▶ [Charts and diagrams as code]:
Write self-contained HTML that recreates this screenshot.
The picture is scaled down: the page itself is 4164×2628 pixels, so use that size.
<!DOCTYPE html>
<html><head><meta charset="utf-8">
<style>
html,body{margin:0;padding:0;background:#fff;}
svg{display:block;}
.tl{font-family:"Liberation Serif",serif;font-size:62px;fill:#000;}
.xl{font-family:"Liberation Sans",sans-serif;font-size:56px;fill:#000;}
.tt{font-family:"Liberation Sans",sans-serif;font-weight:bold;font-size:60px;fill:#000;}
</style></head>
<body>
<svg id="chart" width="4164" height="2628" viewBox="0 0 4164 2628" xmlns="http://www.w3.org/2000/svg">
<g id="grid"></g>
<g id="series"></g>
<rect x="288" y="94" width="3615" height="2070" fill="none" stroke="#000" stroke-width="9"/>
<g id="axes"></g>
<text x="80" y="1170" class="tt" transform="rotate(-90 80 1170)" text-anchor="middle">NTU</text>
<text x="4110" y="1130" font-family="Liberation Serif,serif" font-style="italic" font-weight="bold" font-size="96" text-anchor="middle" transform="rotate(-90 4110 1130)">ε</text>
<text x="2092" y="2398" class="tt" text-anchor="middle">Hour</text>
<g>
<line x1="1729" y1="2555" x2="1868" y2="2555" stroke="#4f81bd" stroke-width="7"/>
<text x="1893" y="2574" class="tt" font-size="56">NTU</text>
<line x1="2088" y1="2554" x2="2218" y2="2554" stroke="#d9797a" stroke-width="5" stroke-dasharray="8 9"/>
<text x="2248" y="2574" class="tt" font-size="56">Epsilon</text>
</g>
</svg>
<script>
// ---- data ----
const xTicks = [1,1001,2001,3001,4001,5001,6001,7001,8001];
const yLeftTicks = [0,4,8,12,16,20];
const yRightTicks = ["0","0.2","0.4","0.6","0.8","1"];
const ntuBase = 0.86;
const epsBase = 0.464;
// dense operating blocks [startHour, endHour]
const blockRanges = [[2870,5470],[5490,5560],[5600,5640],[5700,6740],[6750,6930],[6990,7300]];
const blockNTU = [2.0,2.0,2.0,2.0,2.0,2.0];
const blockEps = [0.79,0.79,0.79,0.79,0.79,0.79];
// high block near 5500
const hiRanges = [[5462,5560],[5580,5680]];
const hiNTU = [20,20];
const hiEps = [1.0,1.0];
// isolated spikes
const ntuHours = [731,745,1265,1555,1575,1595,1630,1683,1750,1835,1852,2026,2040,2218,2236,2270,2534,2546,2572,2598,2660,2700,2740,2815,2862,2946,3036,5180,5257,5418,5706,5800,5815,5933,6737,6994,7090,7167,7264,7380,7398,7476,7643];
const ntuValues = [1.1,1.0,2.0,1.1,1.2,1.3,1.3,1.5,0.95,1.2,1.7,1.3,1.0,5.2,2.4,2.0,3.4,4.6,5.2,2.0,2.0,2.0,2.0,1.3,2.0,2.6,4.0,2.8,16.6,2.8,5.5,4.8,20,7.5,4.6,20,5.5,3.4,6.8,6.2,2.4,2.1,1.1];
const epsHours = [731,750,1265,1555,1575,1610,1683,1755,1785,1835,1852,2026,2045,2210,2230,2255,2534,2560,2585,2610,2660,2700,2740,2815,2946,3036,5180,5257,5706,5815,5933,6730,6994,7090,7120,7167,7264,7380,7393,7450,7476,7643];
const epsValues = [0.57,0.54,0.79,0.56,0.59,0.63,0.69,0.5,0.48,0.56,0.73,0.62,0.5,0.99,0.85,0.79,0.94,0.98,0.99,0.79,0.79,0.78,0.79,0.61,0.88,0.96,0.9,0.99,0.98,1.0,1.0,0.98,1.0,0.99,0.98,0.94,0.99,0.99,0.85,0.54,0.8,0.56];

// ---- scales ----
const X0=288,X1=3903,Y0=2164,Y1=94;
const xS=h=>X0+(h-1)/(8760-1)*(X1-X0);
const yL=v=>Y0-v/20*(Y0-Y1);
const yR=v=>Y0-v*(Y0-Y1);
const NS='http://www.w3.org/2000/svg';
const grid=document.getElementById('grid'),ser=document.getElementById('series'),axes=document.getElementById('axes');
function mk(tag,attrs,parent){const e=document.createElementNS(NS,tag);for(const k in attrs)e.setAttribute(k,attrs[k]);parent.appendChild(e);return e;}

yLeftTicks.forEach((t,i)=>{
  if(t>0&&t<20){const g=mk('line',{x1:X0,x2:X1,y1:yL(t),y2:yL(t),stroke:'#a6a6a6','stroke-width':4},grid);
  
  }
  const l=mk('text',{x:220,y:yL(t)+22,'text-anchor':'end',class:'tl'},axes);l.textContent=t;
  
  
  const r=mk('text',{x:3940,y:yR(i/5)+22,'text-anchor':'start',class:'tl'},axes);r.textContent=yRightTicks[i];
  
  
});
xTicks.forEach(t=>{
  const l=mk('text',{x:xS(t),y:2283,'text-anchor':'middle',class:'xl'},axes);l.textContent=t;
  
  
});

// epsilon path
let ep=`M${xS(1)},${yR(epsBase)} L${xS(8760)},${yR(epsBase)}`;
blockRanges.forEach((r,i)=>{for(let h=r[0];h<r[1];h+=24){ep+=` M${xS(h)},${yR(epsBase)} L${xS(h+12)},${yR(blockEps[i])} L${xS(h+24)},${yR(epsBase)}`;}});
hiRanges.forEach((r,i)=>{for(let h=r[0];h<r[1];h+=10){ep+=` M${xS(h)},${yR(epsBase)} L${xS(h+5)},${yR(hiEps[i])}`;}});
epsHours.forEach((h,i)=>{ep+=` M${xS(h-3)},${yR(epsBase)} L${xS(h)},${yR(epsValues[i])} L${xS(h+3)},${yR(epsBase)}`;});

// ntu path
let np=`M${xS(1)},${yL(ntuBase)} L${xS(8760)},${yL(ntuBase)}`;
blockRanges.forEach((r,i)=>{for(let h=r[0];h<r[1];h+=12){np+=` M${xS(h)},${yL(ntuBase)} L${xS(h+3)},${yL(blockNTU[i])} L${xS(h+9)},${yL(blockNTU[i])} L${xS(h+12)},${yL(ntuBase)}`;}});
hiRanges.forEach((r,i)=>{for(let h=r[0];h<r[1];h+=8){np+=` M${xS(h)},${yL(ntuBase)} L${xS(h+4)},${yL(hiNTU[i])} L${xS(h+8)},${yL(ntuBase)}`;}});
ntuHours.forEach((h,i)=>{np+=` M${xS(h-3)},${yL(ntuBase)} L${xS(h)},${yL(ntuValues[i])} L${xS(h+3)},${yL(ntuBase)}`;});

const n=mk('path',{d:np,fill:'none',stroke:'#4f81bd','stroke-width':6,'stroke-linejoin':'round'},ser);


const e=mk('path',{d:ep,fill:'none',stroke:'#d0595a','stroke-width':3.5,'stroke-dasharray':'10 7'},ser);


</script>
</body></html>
==
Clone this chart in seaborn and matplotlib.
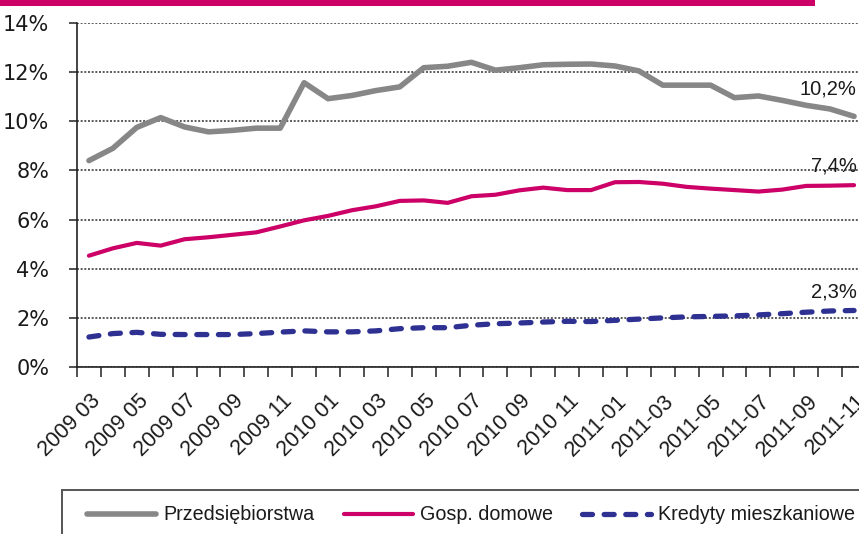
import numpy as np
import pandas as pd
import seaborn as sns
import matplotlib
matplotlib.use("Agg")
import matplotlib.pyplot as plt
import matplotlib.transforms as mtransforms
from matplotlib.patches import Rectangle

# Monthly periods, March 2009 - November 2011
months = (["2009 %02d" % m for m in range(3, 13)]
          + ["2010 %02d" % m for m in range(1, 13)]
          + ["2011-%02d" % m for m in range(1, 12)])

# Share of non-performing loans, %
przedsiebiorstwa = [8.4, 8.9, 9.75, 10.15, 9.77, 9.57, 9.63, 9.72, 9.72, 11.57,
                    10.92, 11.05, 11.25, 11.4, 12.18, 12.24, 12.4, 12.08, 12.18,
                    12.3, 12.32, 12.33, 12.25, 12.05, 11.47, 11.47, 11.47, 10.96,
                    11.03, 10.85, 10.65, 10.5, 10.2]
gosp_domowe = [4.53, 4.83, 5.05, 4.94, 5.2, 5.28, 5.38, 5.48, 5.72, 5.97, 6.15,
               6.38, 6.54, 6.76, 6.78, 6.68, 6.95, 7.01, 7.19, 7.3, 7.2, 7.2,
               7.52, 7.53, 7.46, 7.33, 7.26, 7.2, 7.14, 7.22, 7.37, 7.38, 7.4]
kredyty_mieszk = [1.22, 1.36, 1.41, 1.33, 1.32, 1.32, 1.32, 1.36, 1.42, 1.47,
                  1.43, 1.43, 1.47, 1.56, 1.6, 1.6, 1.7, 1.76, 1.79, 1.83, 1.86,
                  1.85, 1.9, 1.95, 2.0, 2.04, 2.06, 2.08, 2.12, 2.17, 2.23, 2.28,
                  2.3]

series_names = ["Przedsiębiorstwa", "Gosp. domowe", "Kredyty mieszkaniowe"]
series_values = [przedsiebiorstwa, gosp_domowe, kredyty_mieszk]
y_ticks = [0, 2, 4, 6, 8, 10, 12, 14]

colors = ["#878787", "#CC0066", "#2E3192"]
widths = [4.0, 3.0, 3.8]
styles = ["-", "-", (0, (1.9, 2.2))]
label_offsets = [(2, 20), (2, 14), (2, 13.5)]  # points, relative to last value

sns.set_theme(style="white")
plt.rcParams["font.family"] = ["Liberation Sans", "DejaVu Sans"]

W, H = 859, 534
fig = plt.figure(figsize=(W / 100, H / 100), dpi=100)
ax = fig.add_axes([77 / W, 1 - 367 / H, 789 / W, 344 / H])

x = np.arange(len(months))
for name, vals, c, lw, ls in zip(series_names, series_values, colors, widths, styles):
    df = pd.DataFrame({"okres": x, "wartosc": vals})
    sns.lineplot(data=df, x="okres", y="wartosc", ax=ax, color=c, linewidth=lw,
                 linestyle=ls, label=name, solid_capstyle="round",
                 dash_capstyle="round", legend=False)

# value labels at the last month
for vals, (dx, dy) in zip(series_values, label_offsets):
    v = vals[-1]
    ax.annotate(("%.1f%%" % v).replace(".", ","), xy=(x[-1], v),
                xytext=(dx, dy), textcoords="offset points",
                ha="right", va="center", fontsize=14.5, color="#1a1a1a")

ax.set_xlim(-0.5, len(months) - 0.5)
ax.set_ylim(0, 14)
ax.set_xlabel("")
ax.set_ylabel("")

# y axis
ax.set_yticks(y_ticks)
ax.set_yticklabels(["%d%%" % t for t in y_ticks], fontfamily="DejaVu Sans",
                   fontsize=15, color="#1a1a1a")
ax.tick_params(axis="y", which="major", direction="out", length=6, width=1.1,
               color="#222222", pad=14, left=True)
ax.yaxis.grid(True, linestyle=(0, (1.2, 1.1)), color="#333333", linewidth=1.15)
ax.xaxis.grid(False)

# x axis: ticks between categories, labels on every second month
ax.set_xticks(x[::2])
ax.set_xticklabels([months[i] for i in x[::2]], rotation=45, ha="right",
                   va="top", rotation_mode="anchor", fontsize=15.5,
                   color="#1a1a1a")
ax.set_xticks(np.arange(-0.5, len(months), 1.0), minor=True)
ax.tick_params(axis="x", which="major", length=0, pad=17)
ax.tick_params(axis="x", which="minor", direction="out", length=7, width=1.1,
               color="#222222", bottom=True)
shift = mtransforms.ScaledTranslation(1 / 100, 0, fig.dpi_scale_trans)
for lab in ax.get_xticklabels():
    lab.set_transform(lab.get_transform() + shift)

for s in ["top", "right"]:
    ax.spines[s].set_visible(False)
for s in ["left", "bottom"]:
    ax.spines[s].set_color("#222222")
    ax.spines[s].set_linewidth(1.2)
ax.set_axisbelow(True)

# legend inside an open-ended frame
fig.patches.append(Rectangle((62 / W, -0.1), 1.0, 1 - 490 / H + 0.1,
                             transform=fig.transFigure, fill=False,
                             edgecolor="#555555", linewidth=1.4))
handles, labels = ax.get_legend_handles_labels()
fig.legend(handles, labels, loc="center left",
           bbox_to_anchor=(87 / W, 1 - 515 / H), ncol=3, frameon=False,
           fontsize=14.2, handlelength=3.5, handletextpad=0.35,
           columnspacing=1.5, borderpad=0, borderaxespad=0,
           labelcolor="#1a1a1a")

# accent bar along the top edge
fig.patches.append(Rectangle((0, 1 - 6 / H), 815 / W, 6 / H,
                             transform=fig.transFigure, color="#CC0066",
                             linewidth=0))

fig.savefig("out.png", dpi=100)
* * *
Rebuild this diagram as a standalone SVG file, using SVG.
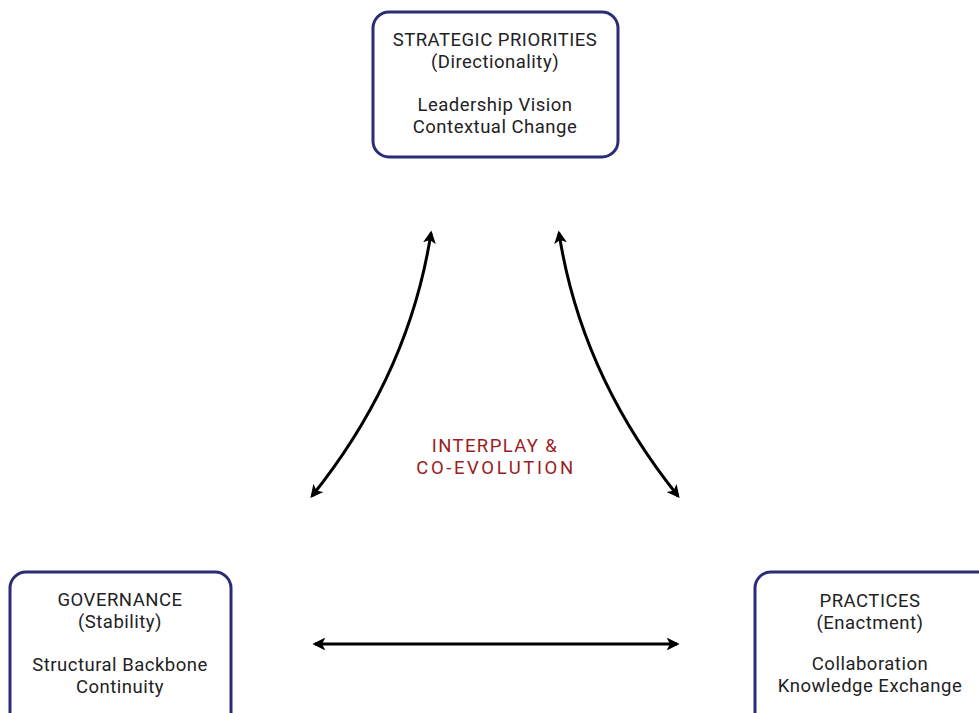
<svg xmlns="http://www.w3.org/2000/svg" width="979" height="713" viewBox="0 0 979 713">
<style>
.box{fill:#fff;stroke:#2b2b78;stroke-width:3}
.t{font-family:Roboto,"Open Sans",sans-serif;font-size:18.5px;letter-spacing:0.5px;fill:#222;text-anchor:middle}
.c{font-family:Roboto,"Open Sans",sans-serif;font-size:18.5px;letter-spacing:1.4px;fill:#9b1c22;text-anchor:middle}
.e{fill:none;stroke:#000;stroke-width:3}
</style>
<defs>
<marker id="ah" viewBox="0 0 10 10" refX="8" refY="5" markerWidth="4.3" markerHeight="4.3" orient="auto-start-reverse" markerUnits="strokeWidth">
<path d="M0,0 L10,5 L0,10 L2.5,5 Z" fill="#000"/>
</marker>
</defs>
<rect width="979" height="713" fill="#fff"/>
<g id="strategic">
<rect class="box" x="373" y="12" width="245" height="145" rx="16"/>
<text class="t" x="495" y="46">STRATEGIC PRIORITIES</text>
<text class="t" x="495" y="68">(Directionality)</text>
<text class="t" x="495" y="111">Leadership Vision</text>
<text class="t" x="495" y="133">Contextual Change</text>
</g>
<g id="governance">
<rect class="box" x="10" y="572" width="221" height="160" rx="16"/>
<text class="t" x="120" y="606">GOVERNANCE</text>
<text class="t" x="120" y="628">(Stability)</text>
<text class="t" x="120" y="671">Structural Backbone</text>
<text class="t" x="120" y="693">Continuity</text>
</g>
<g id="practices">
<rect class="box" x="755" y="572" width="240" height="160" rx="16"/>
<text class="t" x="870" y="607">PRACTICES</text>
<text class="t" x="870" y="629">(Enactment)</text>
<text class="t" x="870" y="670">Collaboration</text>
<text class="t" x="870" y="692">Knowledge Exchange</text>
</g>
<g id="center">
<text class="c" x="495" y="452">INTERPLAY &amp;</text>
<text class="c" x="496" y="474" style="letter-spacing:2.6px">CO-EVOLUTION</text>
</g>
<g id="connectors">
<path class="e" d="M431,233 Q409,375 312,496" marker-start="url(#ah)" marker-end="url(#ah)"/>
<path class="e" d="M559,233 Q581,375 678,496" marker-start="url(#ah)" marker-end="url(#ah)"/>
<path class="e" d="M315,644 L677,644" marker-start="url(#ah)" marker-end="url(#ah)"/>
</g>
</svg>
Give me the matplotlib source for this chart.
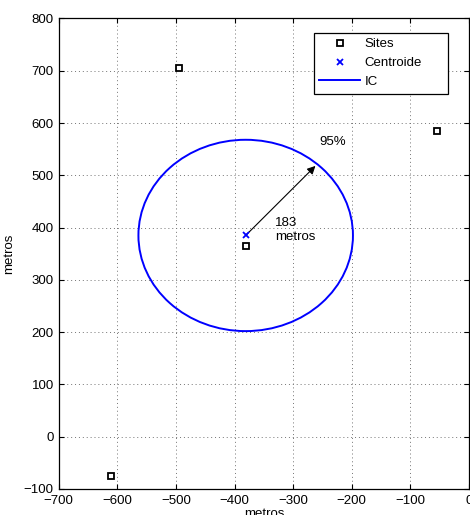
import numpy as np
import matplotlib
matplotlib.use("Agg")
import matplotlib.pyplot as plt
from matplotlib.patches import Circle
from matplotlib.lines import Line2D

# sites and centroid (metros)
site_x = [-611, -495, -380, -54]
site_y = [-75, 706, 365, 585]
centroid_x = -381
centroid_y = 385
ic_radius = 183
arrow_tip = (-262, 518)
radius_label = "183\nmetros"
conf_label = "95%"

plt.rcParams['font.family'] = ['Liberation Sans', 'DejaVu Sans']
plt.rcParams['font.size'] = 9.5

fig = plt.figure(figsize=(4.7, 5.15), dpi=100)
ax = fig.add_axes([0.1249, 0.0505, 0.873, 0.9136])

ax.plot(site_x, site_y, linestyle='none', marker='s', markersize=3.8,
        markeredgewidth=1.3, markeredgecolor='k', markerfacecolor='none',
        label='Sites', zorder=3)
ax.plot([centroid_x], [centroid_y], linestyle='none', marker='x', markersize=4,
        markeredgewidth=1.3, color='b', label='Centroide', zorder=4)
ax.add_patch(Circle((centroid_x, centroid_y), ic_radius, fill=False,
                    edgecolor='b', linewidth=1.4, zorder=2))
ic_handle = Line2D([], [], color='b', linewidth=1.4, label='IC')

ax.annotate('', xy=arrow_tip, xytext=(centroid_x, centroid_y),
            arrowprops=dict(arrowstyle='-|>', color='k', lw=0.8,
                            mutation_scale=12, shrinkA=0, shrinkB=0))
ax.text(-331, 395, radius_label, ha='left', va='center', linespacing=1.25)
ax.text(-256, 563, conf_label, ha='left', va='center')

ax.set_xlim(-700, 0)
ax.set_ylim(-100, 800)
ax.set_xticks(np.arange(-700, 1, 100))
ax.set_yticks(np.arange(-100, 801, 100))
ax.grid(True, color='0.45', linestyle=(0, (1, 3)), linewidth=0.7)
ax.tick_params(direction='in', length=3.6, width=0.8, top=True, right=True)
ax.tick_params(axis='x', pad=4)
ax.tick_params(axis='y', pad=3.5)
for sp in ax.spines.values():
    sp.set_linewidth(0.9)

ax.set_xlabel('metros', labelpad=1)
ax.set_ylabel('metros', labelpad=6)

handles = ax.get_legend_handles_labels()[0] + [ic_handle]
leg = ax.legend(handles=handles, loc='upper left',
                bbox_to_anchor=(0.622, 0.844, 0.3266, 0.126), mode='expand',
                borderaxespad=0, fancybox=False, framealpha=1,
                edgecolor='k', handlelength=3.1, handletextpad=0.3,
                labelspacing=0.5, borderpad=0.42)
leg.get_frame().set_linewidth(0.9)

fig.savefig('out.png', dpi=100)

▶ [GIVEN INSTRUCTION]: Above are the records. Copy only the lines from the one with "Clone this chart in seaborn and matplotlib." through the one with "in range(1, 12)])", exactly, with no pictures.

▶ [CORRECT RESULT]:
Clone this chart in seaborn and matplotlib.
import numpy as np
import pandas as pd
import seaborn as sns
import matplotlib
matplotlib.use("Agg")
import matplotlib.pyplot as plt
import matplotlib.transforms as mtransforms
from matplotlib.patches import Rectangle

# Monthly periods, March 2009 - November 2011
months = (["2009 %02d" % m for m in range(3, 13)]
          + ["2010 %02d" % m for m in range(1, 13)]
          + ["2011-%02d" % m for m in range(1, 12)])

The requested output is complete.